Daniel Rendon Herrera, known as Don Mario, has been indicted in the Southern District of New York federal court on charges of smuggling 100 tons of cocaine. But Rendon, 44, is cooperating with authorities in Colombia investigating mass killings and forced displacements of thousands of poor farmers, a factor cited by the court Wednesday in barring extradition.
Until recently, the court had raised little objection to hundreds of extraditions of drug and terrorism suspects authorized by President Alvaro Uribe since he took office in 2002.
But combined with its refusal in February to authorize the extradition of ex-paramilitary capo Edwar Cobos Tellez, the court's ruling is a reversal of policy, said Colombian human rights advocate Ivan Cepeda.
Though the extraditions, a cornerstone of Uribe's war on terrorism and drugs, have helped bring convictions in U.S. courts, they weakened many investigations of thousands of slayings in Colombia.

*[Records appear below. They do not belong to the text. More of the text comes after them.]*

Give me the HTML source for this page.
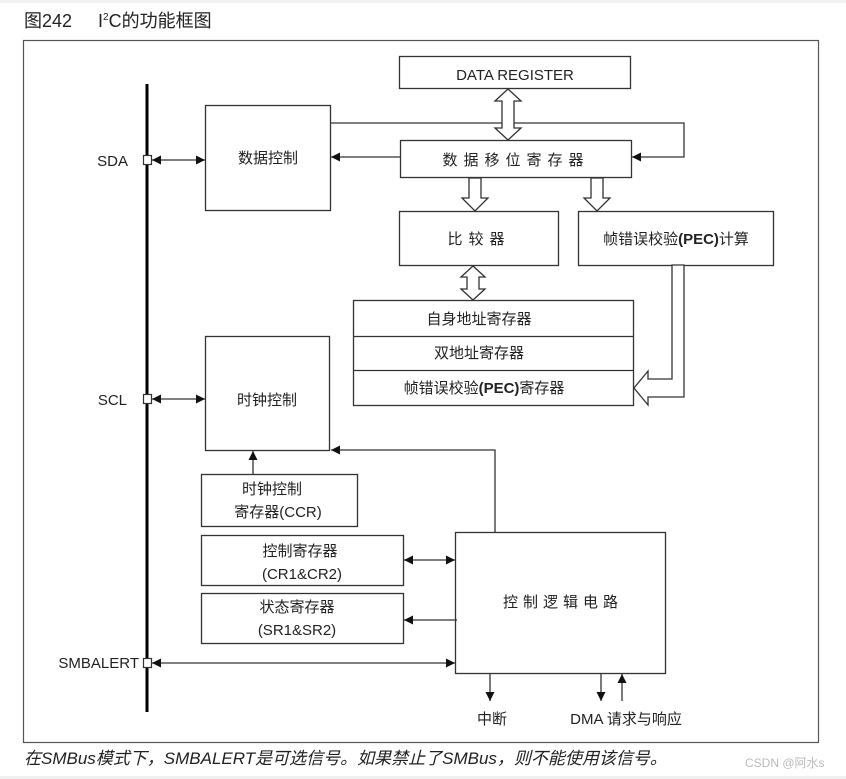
<!DOCTYPE html>
<html><head><meta charset="utf-8"><style>
html,body{margin:0;padding:0;background:#fff;}
svg{display:block;}
text{font-family:"Liberation Sans","Noto Sans CJK SC",sans-serif;fill:#222;}
</style></head><body>
<svg width="846" height="779" viewBox="0 0 846 779" xmlns="http://www.w3.org/2000/svg">
<defs>
<marker id="a" viewBox="0 0 10 10" refX="10" refY="5" markerWidth="9" markerHeight="9" markerUnits="userSpaceOnUse" orient="auto-start-reverse"><path d="M0,0L10,5L0,10z" fill="#111"/></marker>
</defs>
<rect x="0" y="0" width="846" height="3" fill="#f0f0f0"/>
<rect x="0" y="776" width="846" height="3" fill="#f0f0f0"/>
<text x="24" y="27" font-size="18">图242</text>
<text x="98" y="27" font-size="18">I<tspan font-size="10" dy="-7">2</tspan><tspan dy="7">C的功能框图</tspan></text>
<rect x="23.5" y="40.5" width="795" height="702" fill="none" stroke="#555" stroke-width="1.2"/>
<g fill="none" stroke="#333" stroke-width="1.3">
<line x1="147" y1="84" x2="147" y2="712" stroke="#000" stroke-width="3"/>
<rect x="399.5" y="56.5" width="231" height="32"/>
<rect x="400.5" y="140.5" width="231" height="37"/>
<rect x="205.5" y="105.5" width="125" height="105"/>
<rect x="399.5" y="211.5" width="159" height="54"/>
<rect x="578.5" y="211.5" width="195" height="54"/>
<rect x="353.5" y="300.5" width="280" height="105"/>
<line x1="353" y1="336.5" x2="633" y2="336.5"/>
<line x1="353" y1="370.5" x2="633" y2="370.5"/>
<rect x="205.5" y="336.5" width="124" height="114"/>
<rect x="201.5" y="474.5" width="156" height="52"/>
<rect x="201.5" y="535.5" width="202" height="50"/>
<rect x="201.5" y="593.5" width="202" height="50"/>
<rect x="455.5" y="532.5" width="210" height="141"/>
<polyline points="330,123 684,123 684,157 632,157" marker-end="url(#a)"/>
<line x1="400" y1="157" x2="331" y2="157" marker-end="url(#a)"/>
<line x1="152" y1="160" x2="205" y2="160" marker-start="url(#a)" marker-end="url(#a)"/>
<line x1="152" y1="399" x2="205" y2="399" marker-start="url(#a)" marker-end="url(#a)"/>
<line x1="152" y1="663" x2="455" y2="663" marker-start="url(#a)" marker-end="url(#a)"/>
<line x1="253" y1="474" x2="253" y2="451" marker-end="url(#a)"/>
<polyline points="495,532 495,450 331,450" marker-end="url(#a)"/>
<line x1="404" y1="560" x2="455" y2="560" marker-start="url(#a)" marker-end="url(#a)"/>
<line x1="457" y1="620" x2="404" y2="620" marker-end="url(#a)"/>
<line x1="490" y1="674" x2="490" y2="701" marker-end="url(#a)"/>
<line x1="601" y1="674" x2="601" y2="701" marker-end="url(#a)"/>
<line x1="622" y1="701" x2="622" y2="674" marker-end="url(#a)"/>
<polygon points="508,89 521,101 514,101 514,128 521,128 508,140 495,128 502,128 502,101 495,101" fill="#fff"/>
<polygon points="469,178 481,178 481,198 488,198 475,211 462,198 469,198" fill="#fff"/>
<polygon points="591,178 603,178 603,198 610,198 597,211 584,198 591,198" fill="#fff"/>
<polygon points="473,266 485,277 479,277 479,289 485,289 473,300 461,289 467,289 467,277 461,277" fill="#fff"/>
<polygon points="684,265 684,397 648,397 648,405 634,388 648,371 648,379 672,379 672,265" fill="#fff"/>
</g>
<g fill="#fff" stroke="#333" stroke-width="1.2">
<rect x="143.5" y="155.5" width="8" height="9"/>
<rect x="143.5" y="394.5" width="8" height="9"/>
<rect x="143.5" y="658.5" width="8" height="9"/>
</g>
<g font-size="15" text-anchor="middle">
<text x="515" y="80">DATA REGISTER</text>
<text x="516" y="165" letter-spacing="6">数据移位寄存器</text>
<text x="268" y="163">数据控制</text>
<text x="479" y="244" letter-spacing="6">比较器</text>
<text x="676" y="244">帧错误校验<tspan font-weight="bold">(PEC)</tspan>计算</text>
<text x="479" y="324">自身地址寄存器</text>
<text x="479" y="358">双地址寄存器</text>
<text x="484" y="393">帧错误校验<tspan font-weight="bold">(PEC)</tspan>寄存器</text>
<text x="267" y="405">时钟控制</text>
<text x="272" y="494">时钟控制</text>
<text x="278" y="517">寄存器(CCR)</text>
<text x="300" y="556">控制寄存器</text>
<text x="302" y="579">(CR1&amp;CR2)</text>
<text x="297" y="612">状态寄存器</text>
<text x="297" y="635">(SR1&amp;SR2)</text>
<text x="563" y="607" letter-spacing="5">控制逻辑电路</text>
<text x="492" y="724">中断</text>
<text x="626" y="724">DMA 请求与响应</text>
</g>
<g font-size="15" text-anchor="end">
<text x="128" y="166">SDA</text>
<text x="127" y="405">SCL</text>
<text x="139" y="668">SMBALERT</text>
</g>
<text x="24" y="764" font-size="17" font-style="italic">在SMBus模式下，SMBALERT是可选信号。如果禁止了SMBus，则不能使用该信号。</text>
<text x="745" y="767" font-size="12" style="fill:#bbb">CSDN @阿水s</text>
</svg>
</body></html>
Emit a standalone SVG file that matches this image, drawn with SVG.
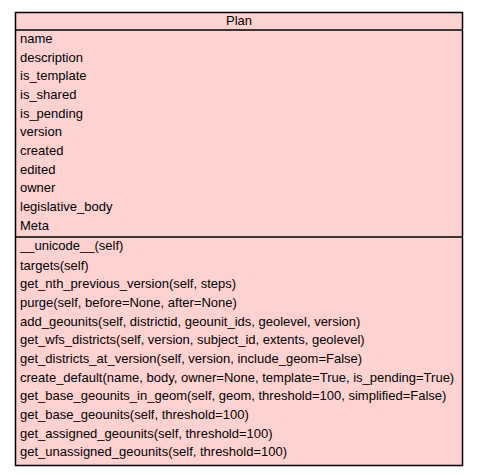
<svg xmlns="http://www.w3.org/2000/svg" width="477" height="475" viewBox="0 0 477 475">
<style>
.t{font-family:"Liberation Sans",Arial,sans-serif;font-size:13px;fill:#000}
.ln{stroke:#000;stroke-width:1.5}
</style>
<rect width="477" height="475" fill="#fff"/>
<g id="Plan">
<rect x="15.5" y="12.5" width="447" height="453" fill="#ffd2d2" stroke="#000" stroke-width="1.5"/>
<text class="t" x="239" y="25" text-anchor="middle">Plan</text>
<line class="ln" x1="15" y1="30" x2="463" y2="30"/>
<g class="t">
<text x="20" y="43">name</text>
<text x="20" y="62">description</text>
<text x="20" y="80">is_template</text>
<text x="20" y="99">is_shared</text>
<text x="20" y="118">is_pending</text>
<text x="20" y="136">version</text>
<text x="20" y="155">created</text>
<text x="20" y="174">edited</text>
<text x="20" y="192">owner</text>
<text x="20" y="211">legislative_body</text>
<text x="20" y="230">Meta</text>
</g>
<line class="ln" x1="15" y1="237" x2="463" y2="237"/>
<g class="t">
<text x="20" y="250">__unicode__(self)</text>
<text x="20" y="270">targets(self)</text>
<text x="20" y="288">get_nth_previous_version(self, steps)</text>
<text x="20" y="307">purge(self, before=None, after=None)</text>
<text x="20" y="326">add_geounits(self, districtid, geounit_ids, geolevel, version)</text>
<text x="20" y="344">get_wfs_districts(self, version, subject_id, extents, geolevel)</text>
<text x="20" y="363">get_districts_at_version(self, version, include_geom=False)</text>
<text x="20" y="382">create_default(name, body, owner=None, template=True, is_pending=True)</text>
<text x="20" y="400">get_base_geounits_in_geom(self, geom, threshold=100, simplified=False)</text>
<text x="20" y="419">get_base_geounits(self, threshold=100)</text>
<text x="20" y="438">get_assigned_geounits(self, threshold=100)</text>
<text x="20" y="456">get_unassigned_geounits(self, threshold=100)</text>
</g>
</g>
</svg>
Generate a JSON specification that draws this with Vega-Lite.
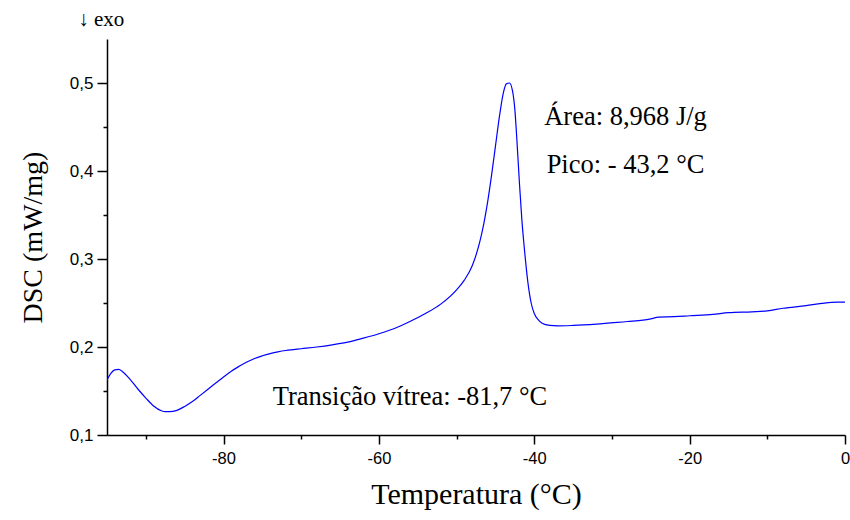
{
  "$schema": "https://vega.github.io/schema/vega-lite/v6.json",
  "autosize": {"type": "none"},
  "padding": {"left": 107, "top": 39, "right": 5, "bottom": 85},
  "width": 738,
  "height": 396,
  "background": "white",
  "config": {"view": {"stroke": null}},
  "datasets": {
    "dsc": [
      {"t": -95.0, "dsc": 0.1625}, {"t": -94.5, "dsc": 0.170}, {"t": -94.0, "dsc": 0.174}, {"t": -93.5, "dsc": 0.1745},
      {"t": -93.0, "dsc": 0.172}, {"t": -92.0, "dsc": 0.163}, {"t": -91.0, "dsc": 0.152}, {"t": -90.0, "dsc": 0.142},
      {"t": -89.0, "dsc": 0.133}, {"t": -88.0, "dsc": 0.1275}, {"t": -87.5, "dsc": 0.1265}, {"t": -87.0, "dsc": 0.1265},
      {"t": -86.0, "dsc": 0.128}, {"t": -85.0, "dsc": 0.1325}, {"t": -84.0, "dsc": 0.138}, {"t": -83.0, "dsc": 0.145},
      {"t": -82.0, "dsc": 0.152}, {"t": -81.0, "dsc": 0.159}, {"t": -80.0, "dsc": 0.166}, {"t": -79.0, "dsc": 0.1725},
      {"t": -78.0, "dsc": 0.178}, {"t": -77.0, "dsc": 0.183}, {"t": -76.0, "dsc": 0.187}, {"t": -75.0, "dsc": 0.190},
      {"t": -74.0, "dsc": 0.1925}, {"t": -73.0, "dsc": 0.1945}, {"t": -72.0, "dsc": 0.196}, {"t": -71.0, "dsc": 0.197},
      {"t": -70.0, "dsc": 0.198}, {"t": -68.0, "dsc": 0.200}, {"t": -66.0, "dsc": 0.2025}, {"t": -64.0, "dsc": 0.2055},
      {"t": -62.0, "dsc": 0.210}, {"t": -60.0, "dsc": 0.215}, {"t": -58.0, "dsc": 0.221}, {"t": -56.0, "dsc": 0.229},
      {"t": -54.0, "dsc": 0.238}, {"t": -52.0, "dsc": 0.249}, {"t": -50.0, "dsc": 0.265}, {"t": -49.0, "dsc": 0.276},
      {"t": -48.0, "dsc": 0.292}, {"t": -47.0, "dsc": 0.320}, {"t": -46.5, "dsc": 0.340}, {"t": -46.0, "dsc": 0.365},
      {"t": -45.5, "dsc": 0.395}, {"t": -45.0, "dsc": 0.428}, {"t": -44.5, "dsc": 0.461}, {"t": -44.0, "dsc": 0.488},
      {"t": -43.6, "dsc": 0.499}, {"t": -43.2, "dsc": 0.500}, {"t": -42.8, "dsc": 0.491}, {"t": -42.5, "dsc": 0.470},
      {"t": -42.2, "dsc": 0.430}, {"t": -41.9, "dsc": 0.385}, {"t": -41.6, "dsc": 0.345}, {"t": -41.2, "dsc": 0.305},
      {"t": -40.8, "dsc": 0.272}, {"t": -40.4, "dsc": 0.250}, {"t": -40.0, "dsc": 0.238}, {"t": -39.5, "dsc": 0.231},
      {"t": -39.0, "dsc": 0.227}, {"t": -38.0, "dsc": 0.2245}, {"t": -37.0, "dsc": 0.224}, {"t": -35.0, "dsc": 0.2245},
      {"t": -32.0, "dsc": 0.226}, {"t": -28.0, "dsc": 0.229}, {"t": -26.0, "dsc": 0.2305}, {"t": -25.0, "dsc": 0.232},
      {"t": -24.0, "dsc": 0.234}, {"t": -22.0, "dsc": 0.2345}, {"t": -20.0, "dsc": 0.2355}, {"t": -17.0, "dsc": 0.237},
      {"t": -15.0, "dsc": 0.239}, {"t": -12.0, "dsc": 0.240}, {"t": -10.0, "dsc": 0.241}, {"t": -8.0, "dsc": 0.244},
      {"t": -5.0, "dsc": 0.247}, {"t": -3.0, "dsc": 0.2495}, {"t": -1.0, "dsc": 0.251}, {"t": 0.0, "dsc": 0.251}
    ],
    "notes": [
      {"t": -28.25, "dsc": 0.4614, "label": "Área: 8,968 J/g"},
      {"t": -28.25, "dsc": 0.4068, "label": "Pico: - 43,2 °C"},
      {"t": -56.0, "dsc": 0.1432, "label": "Transição vítrea: -81,7 °C"}
    ],
    "exo": [
      {"t": -98.7, "dsc": 0.5716, "label": "↓ exo"}
    ]
  },
  "layer": [
    {
      "data": {"name": "dsc"},
      "mark": {"type": "line", "color": "#0000ff", "strokeWidth": 1.2, "interpolate": "monotone", "clip": true},
      "encoding": {
        "x": {
          "field": "t", "type": "quantitative",
          "scale": {"domain": [-95, 0], "nice": false, "zero": false},
          "axis": {
            "values": [-90, -80, -70, -60, -50, -40, -30, -20, -10, 0],
            "labelExpr": "datum.value % 20 === 0 ? '' + datum.value : ''",
            "tickSize": {"condition": {"test": "datum.value % 20 === 0", "value": 9}, "value": 4},
            "grid": false,
            "domainColor": "black", "domainWidth": 1.5,
            "tickColor": "black", "tickWidth": 1.5,
            "labelFont": "Liberation Sans", "labelFontSize": 16.5, "labelColor": "black", "labelPadding": 6,
            "labelFlush": false,
            "title": "Temperatura (°C)",
            "titleFont": "Liberation Serif", "titleFontSize": 30, "titleFontWeight": "normal", "titleColor": "black",
            "titlePadding": 13
          }
        },
        "y": {
          "field": "dsc", "type": "quantitative",
          "scale": {"domain": [0.1, 0.55], "nice": false, "zero": false},
          "axis": {
            "values": [0.1, 0.15, 0.2, 0.25, 0.3, 0.35, 0.4, 0.45, 0.5],
            "labelExpr": "abs(datum.value * 10 - round(datum.value * 10)) < 0.001 ? replace(format(datum.value, '.1f'), '.', ',') : ''",
            "tickSize": {"condition": {"test": "abs(datum.value * 10 - round(datum.value * 10)) < 0.001", "value": 10}, "value": 4},
            "grid": false,
            "domainColor": "black", "domainWidth": 1.5,
            "tickColor": "black", "tickWidth": 1.5,
            "labelFont": "Liberation Sans", "labelFontSize": 17, "labelColor": "black", "labelPadding": 4,
            "labelFlush": false,
            "title": "DSC (mW/mg)",
            "titleFont": "Liberation Serif", "titleFontSize": 28, "titleFontWeight": "normal", "titleColor": "black",
            "titlePadding": 22
          }
        }
      }
    },
    {
      "data": {"name": "notes"},
      "mark": {"type": "text", "font": "Liberation Serif", "fontSize": 26.5, "color": "black", "baseline": "middle", "align": "center"},
      "encoding": {
        "x": {"field": "t", "type": "quantitative"},
        "y": {"field": "dsc", "type": "quantitative"},
        "text": {"field": "label"}
      }
    },
    {
      "data": {"name": "exo"},
      "mark": {"type": "text", "font": "Liberation Serif", "fontSize": 21, "color": "black", "baseline": "middle", "align": "left"},
      "encoding": {
        "x": {"field": "t", "type": "quantitative"},
        "y": {"field": "dsc", "type": "quantitative"},
        "text": {"field": "label"}
      }
    }
  ]
}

In many cases, they also deprived victims' families of information on the whereabouts of the bodies of loved ones, Cepeda and others say.
Captured last April after a nine-month manhunt, Rendon was a feared paramilitary leader who declined to participate in Uribe's 2003 demobilization offer to militia leaders and 31,000 fighters. Instead, he continued to traffic in cocaine, forming his own band called the Urabenos, officials said.
In the months before his capture, scores of paid assassins under Rendon's control killed an estimated 3,000 people in a bloody struggle for power focused on the drug trafficking routes in Colombia's northwest, the National Police commander, Gen. Oscar Naranjo, told reporters.